Upson’s First Library

Irrespective of the subject, we must find the source somewhere and cannot depend on the details to spawn from our very brain.  Therefore, we must depend on those before to speak ways of then, and listen to when they gazed upon the building of the walls on which we now lean.  When searching for such a source, one book is full of voices to tell of the mold which, once created, formed our very existence.  This of course is The Early History of Upson County, Georgia, which was intelligibly written by Evelyn Hannah and Carolyn Walker Nottingham.  Reaching from the beginning of Upson County in 1824 to approximately 1934, the overflow of this book alone can educate even the most enlightened soul, therefore; even the imagination cannot conceive of the intellect to be gathered if one dares go to the depths of this work.  The Preface alone is a masterpiece of literary lore as an Angel of prose must have been present when Evelyn Hannah marked the page on February 20, 1930.  As a result we find an endless list of very interesting topics of Upson County, such as the creation of the first Public Library.

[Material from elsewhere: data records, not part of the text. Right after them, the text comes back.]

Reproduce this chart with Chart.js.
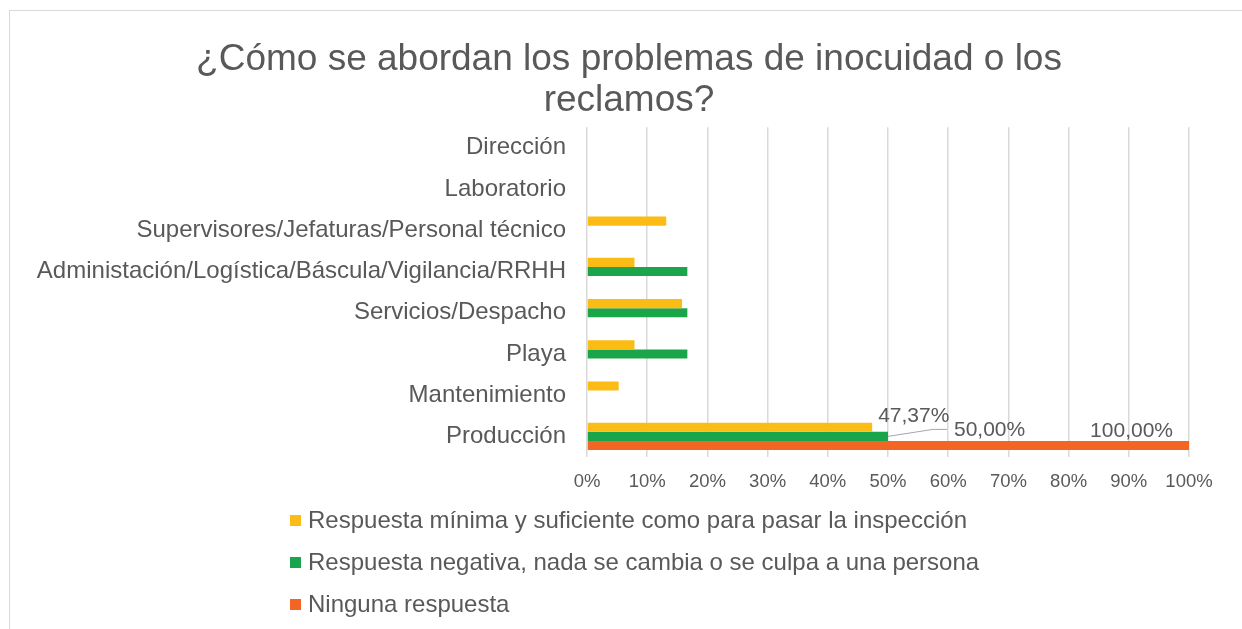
<!DOCTYPE html>
<html>
<head>
<meta charset="utf-8">
<script src="https://cdn.jsdelivr.net/npm/chart.js@4"></script>
<style>
  html, body { margin: 0; padding: 0; background: #fff; overflow: hidden; }
  body { width: 1242px; height: 629px; position: relative; font-family: "Liberation Sans", Arial, sans-serif; }
  #frame { position: absolute; left: 9px; top: 10px; width: 1238px; height: 640px; border: 1px solid #d9d9d9; }
  #wrap { position: absolute; left: 10px; top: 11px; width: 1238px; height: 618px; }
  #legend { position: absolute; left: 290px; top: 499px; color: #595959; font-size: 24px; }
  .item { height: 42px; display: flex; align-items: center; white-space: nowrap; }
  .box { width: 11px; height: 11px; margin-right: 7px; margin-top: 1px; }
</style>
</head>
<body>
<div id="frame"></div>
<div id="wrap"><canvas id="chart" width="1238" height="618"></canvas></div>
<div id="legend"></div>
<script>
const categories = ['Dirección', 'Laboratorio', 'Supervisores/Jefaturas/Personal técnico',
    'Administación/Logística/Báscula/Vigilancia/RRHH', 'Servicios/Despacho', 'Playa',
    'Mantenimiento', 'Producción'];
const minima = [0, 0, 13.16, 7.89, 15.79, 7.89, 5.26, 47.37];
const negativa = [0, 0, 0, 16.67, 16.67, 16.67, 0, 50.00];
const ninguna = [0, 0, 0, 0, 0, 0, 0, 100.00];
const seriesNames = ['Respuesta mínima y suficiente como para pasar la inspección',
    'Respuesta negativa, nada se cambia o se culpa a una persona', 'Ninguna respuesta'];
const colors = ['#fbbc16', '#1ba54b', '#f26522'];
const xTicks = [0, 10, 20, 30, 40, 50, 60, 70, 80, 90, 100];
const labeledCategory = 'Producción';

const gray = '#595959';
const font = 'Liberation Sans';

// data labels for the Producción bars only
const valueLabels = {
    id: 'valueLabels',
    afterDatasetsDraw(chart) {
        const ctx = chart.ctx;
        const idx = categories.indexOf(labeledCategory);
        ctx.save();
        ctx.font = '21px "' + font + '"';
        ctx.fillStyle = gray;
        ctx.textBaseline = 'middle';
        chart.data.datasets.forEach((ds, i) => {
            const bar = chart.getDatasetMeta(i).data[idx];
            const txt = ds.data[idx].toFixed(2).replace('.', ',') + '%';
            if (i === 0) {
                ctx.textAlign = 'left';
                ctx.fillText(txt, bar.x + 6, bar.y - 11);
            } else if (i === 1) {
                ctx.strokeStyle = '#a6a6a6';
                ctx.lineWidth = 1;
                ctx.beginPath();
                ctx.moveTo(bar.x, bar.y);
                ctx.lineTo(bar.x + 45, bar.y - 7);
                ctx.lineTo(bar.x + 59, bar.y - 7);
                ctx.stroke();
                ctx.textAlign = 'left';
                ctx.fillText(txt, bar.x + 66, bar.y - 6);
            } else {
                ctx.textAlign = 'right';
                ctx.fillText(txt, bar.x - 16, bar.y - 14);
            }
        });
        ctx.restore();
    }
};

const chart = new Chart(document.getElementById('chart'), {
    type: 'bar',
    data: {
        labels: categories,
        datasets: [
            { label: seriesNames[0], data: minima, backgroundColor: colors[0] },
            { label: seriesNames[1], data: negativa, backgroundColor: colors[1] },
            { label: seriesNames[2], data: ninguna, backgroundColor: colors[2] }
        ]
    },
    options: {
        indexAxis: 'y',
        responsive: false,
        animation: false,
        categoryPercentage: 0.66,
        barPercentage: 1,
        layout: { padding: { left: 0, right: 0, top: 0, bottom: 142 } },
        plugins: {
            legend: { display: false },
            tooltip: { enabled: false },
            title: {
                display: true,
                text: ['¿Cómo se abordan los problemas de inocuidad o los', 'reclamos?'],
                color: gray,
                font: { family: font, size: 37, weight: 'normal', lineHeight: 1.11 },
                padding: { top: 28, bottom: 6 }
            }
        },
        scales: {
            x: {
                min: 0, max: 100,
                afterFit: s => { s.height = 30; },
                afterBuildTicks: s => { s.ticks = xTicks.map(v => ({ value: v })); },
                grid: { color: '#d9d9d9', lineWidth: 1.5, drawTicks: false },
                border: { display: false },
                ticks: {
                    color: gray, padding: 14,
                    font: { family: font, size: 18.5 },
                    callback: v => v + '%'
                }
            },
            y: {
                afterFit: s => { s.width = 577; },
                grid: { display: false, drawTicks: false },
                border: { display: false },
                ticks: { color: gray, padding: 21, font: { family: font, size: 24 } }
            },
            // empty right-hand space so the title stays centred on the canvas
            yRight: {
                type: 'category',
                position: 'right',
                afterFit: s => { s.width = 59; },
                grid: { display: false, drawTicks: false },
                border: { display: false },
                ticks: { display: false }
            }
        }
    },
    plugins: [valueLabels]
});

const legend = document.getElementById('legend');
seriesNames.forEach((name, i) => {
    const row = document.createElement('div');
    row.className = 'item';
    row.innerHTML = '<span class="box" style="background:' + colors[i] + '"></span><span>' + name + '</span>';
    legend.appendChild(row);
});
</script>
</body>
</html>
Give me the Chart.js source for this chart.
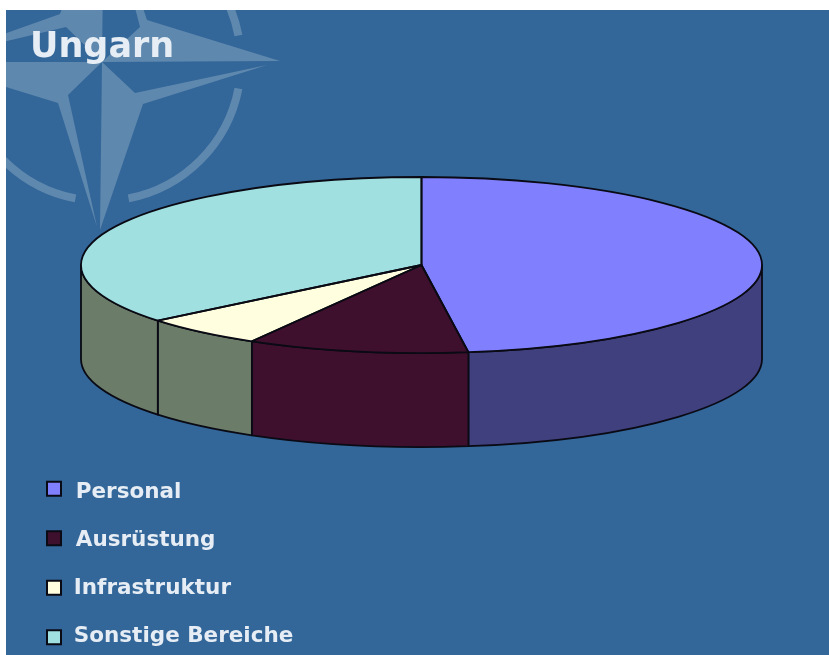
<!DOCTYPE html>
<html>
<head>
<meta charset="utf-8">
<style>
html,body{margin:0;padding:0;background:#fff;width:829px;height:655px;overflow:hidden}
#panel{position:absolute;left:6px;top:10px;width:823px;height:645px;background:#336699}
#c{position:absolute;left:0;top:0}
</style>
<script src="https://cdn.jsdelivr.net/npm/chart.js@4/dist/chart.umd.min.js"></script>
</head>
<body>
<div id="panel"></div>
<canvas id="c" width="829" height="655"></canvas>
<script>
const titleText = 'Ungarn';
const categories = ['Personal', 'Ausrüstung', 'Infrastruktur', 'Sonstige Bereiche'];
const shares = [47.8, 10.5, 5.8, 35.9];
const topColors = ['#8080FF', '#3F102D', '#FFFFE0', '#A0E0E0'];
const wallColors = ['#40407F', '#3F102D', '#6B7D68', '#6B7D68'];
const textColor = '#E6EDF4';
const emblemColor = '#5F88AE';
const ink = '#0A0A14';
const legendTextNudgeX = [4, 4, 2, 2];
const legendTextNudgeY = [4, 2, 1, -1];

const pie = {cx: 421.5, cy: 265, rx: 340.5, ry: 88, depth: 94};

const emblem = {
  id: 'emblem',
  beforeDraw(chart) {
    const ctx = chart.ctx;
    const C = [102, 62];
    const e = [280, 61], s = [100, 230], w = [-76, 62], n = [104, -106];
    ctx.save();
    ctx.beginPath(); ctx.rect(6, 10, 823, 645); ctx.clip();
    ctx.fillStyle = emblemColor;
    const poly = pts => { ctx.beginPath(); pts.forEach((p, i) => i ? ctx.lineTo(p[0], p[1]) : ctx.moveTo(p[0], p[1])); ctx.closePath(); ctx.fill(); };
    poly([C, [140, 27], [107, -100], [147, 20], e]);
    poly([C, [135, 93], [267, 65], [143, 104], s]);
    poly([C, [68, 95], [97, 227], [58, 103], w]);
    poly([C, [66, 27], [-64, 58], [60, 14], n]);
    const a = Math.PI / 180;
    ctx.strokeStyle = emblemColor; ctx.lineWidth = 8; ctx.lineCap = 'butt';
    for (let k = 0; k < 4; k++) {
      ctx.beginPath();
      ctx.arc(C[0], C[1], 139, (11 + 90 * k) * a, (79 + 90 * k) * a);
      ctx.stroke();
    }
    ctx.restore();
  }
};

function outlineStyle(ctx) { ctx.strokeStyle = ink; ctx.lineWidth = 1.8; ctx.lineJoin = 'round'; }

const squash = {
  id: 'squash',
  afterLayout(chart) {
    if (chart.titleBlock) { chart.titleBlock.left = 30; }
    const lg = chart.legend;
    if (lg && !lg._nudged) {
      lg._nudged = true;
      const draw = lg.draw.bind(lg);
      lg.draw = function () {
        const ctx = chart.ctx, base = ctx.fillText;
        ctx.fillText = function (t, x, y, m) {
          const i = categories.indexOf(t);
          const nx = x + (legendTextNudgeX[i] || 0), ny = y + (legendTextNudgeY[i] || 0);
          return m === undefined ? base.call(ctx, t, nx, ny) : base.call(ctx, t, nx, ny, m);
        };
        draw();
        delete ctx.fillText;
      };
    }
  },
  beforeDatasetsDraw(chart) {
    const ctx = chart.ctx;
    const arcs = chart.getDatasetMeta(0).data;
    // walls: only the front half of the rim is visible
    ctx.save();
    outlineStyle(ctx);
    arcs.forEach((arc, i) => {
      const from = Math.max(arc.startAngle, 0), to = Math.min(arc.endAngle, Math.PI);
      if (to <= from) return;
      ctx.beginPath();
      ctx.ellipse(pie.cx, pie.cy, pie.rx, pie.ry, 0, from, to);
      ctx.lineTo(pie.cx + pie.rx * Math.cos(to), pie.cy + pie.ry * Math.sin(to) + pie.depth);
      ctx.ellipse(pie.cx, pie.cy + pie.depth, pie.rx, pie.ry, 0, to, from, true);
      ctx.closePath();
      ctx.fillStyle = wallColors[i];
      ctx.fill();
      ctx.stroke();
    });
    ctx.restore();
    const a = arcs[0];
    ctx.save();
    ctx.translate(pie.cx, pie.cy);
    ctx.scale(pie.rx / a.outerRadius, pie.ry / a.outerRadius);
    ctx.translate(-a.x, -a.y);
  },
  afterDatasetsDraw(chart) {
    const ctx = chart.ctx;
    ctx.restore();
    ctx.save();
    outlineStyle(ctx);
    chart.getDatasetMeta(0).data.forEach(arc => {
      ctx.beginPath();
      ctx.moveTo(pie.cx, pie.cy);
      ctx.ellipse(pie.cx, pie.cy, pie.rx, pie.ry, 0, arc.startAngle, arc.endAngle);
      ctx.closePath();
      ctx.stroke();
    });
    ctx.restore();
  }
};

new Chart(document.getElementById('c'), {
  type: 'pie',
  data: {
    labels: categories,
    datasets: [{data: shares, backgroundColor: topColors, borderWidth: 0}]
  },
  plugins: [emblem, squash],
  options: {
    responsive: false,
    animation: false,
    layout: {padding: {left: 19, top: 18, bottom: -21, right: 0}},
    plugins: {
      tooltip: {enabled: false},
      title: {
        display: true,
        text: titleText,
        align: 'start',
        color: textColor,
        font: {family: '"DejaVu Sans"', size: 35, weight: 'bold'},
        padding: {top: 9, bottom: 0}
      },
      legend: {
        position: 'left',
        align: 'end',
        labels: {
          color: textColor,
          font: {family: '"DejaVu Sans"', size: 21.5, weight: 'bold'},
          boxWidth: 14,
          boxHeight: 14,
          padding: 28,
          generateLabels(chart) {
            return categories.map((t, i) => ({
              text: t, fillStyle: topColors[i], strokeStyle: ink, lineWidth: 2,
              fontColor: textColor, hidden: false, index: i
            }));
          }
        }
      }
    }
  }
});
</script>
</body>
</html>
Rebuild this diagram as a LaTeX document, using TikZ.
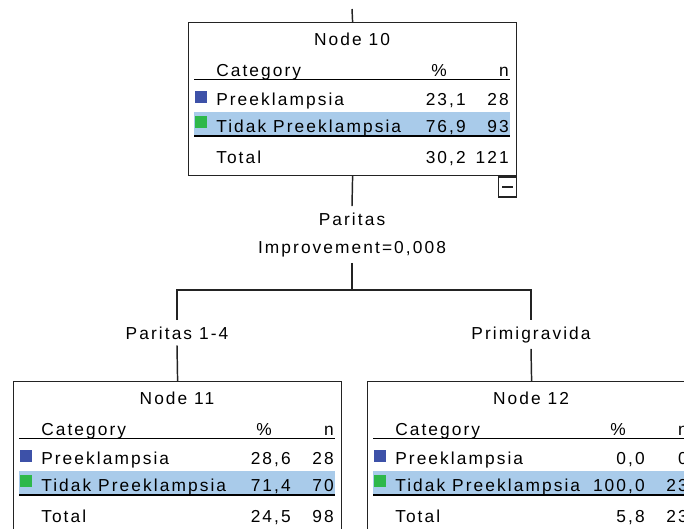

As always, the masses often depend on the wisdom of one who knows the need of the people and the ways to better advance society.  One such person was Emmie Trice Girardeau, which knew the importance of literacy and the necessity for all humankind to have access to literature of both fact and fiction.  As a result, during the autumn of 1927, she began Upson County’s first circulating Library out of her own home.  This was a Readmore Lending Library and the response from the community was overwhelming.  Mrs. Girardeau’s foresight for such an institution and her inspiration of taking on the task herself, led to others in the community to procure space and resources to accommodate the demand.  As a result, the plea of the citizens found a willing County Commission who granted a room in the Court House to use as the Public Library.  This was essentially an experiment to see if the demand in the courthouse would outgrow the room as it did once Mrs. Girardeau opened her home.  This experiment was for one year as the City Council also joined the cause as long as other organizations in the city sponsored the Library.  Once this call was placed to the public the local United Daughters of the Confederacy took the challenge.

The room allocated to this worthy cause was the former Tax Collector’s Office.  Once this room became the Readmore Lending Library the walls were lined with shelving by the County Commissioners to accommodate the books.  Committees were organized to promote the progress of the library as it was intended to “create an equal chance for rural children; Educational opportunities for all ages; Recreation through books for every one”.  The hours for the Library were Tuesdays and Fridays from 1:30 to 5:30 p.m., with Mrs. Girardeau serving as the Librarian.  Obviously, the popularity of this idea extended the one-year trial period and in 1930 the City Council, County Commission and the Thomaston Board of Education agreed to combine the public library with the school library at R.E. Lee.  This of course expanded the holdings for the public’s quest for knowledge.  Furthermore, the hours of operation were also extended from Monday through Friday from 8:30 a.m. to 5:30 p.m.  Mrs. Girardeau would serve as librarian until 1938.  The idea of educating the many grew beyond the welcoming doors of the Girardeau home into the hallowed walls of the courthouse and even beyond the halls of higher education of the R.E. Lee Institute.  As a result we now have a Public Library in a beautiful building of its own as many daily crowd the doors of the Hightower Memorial Library on Gordon Street.

When we learn of the days since gone, we must not keep it to ourselves but rather continue forth with the traditions, as our ends are not yet known; although a look back to our beginnings can better tell us how to go forth with our future.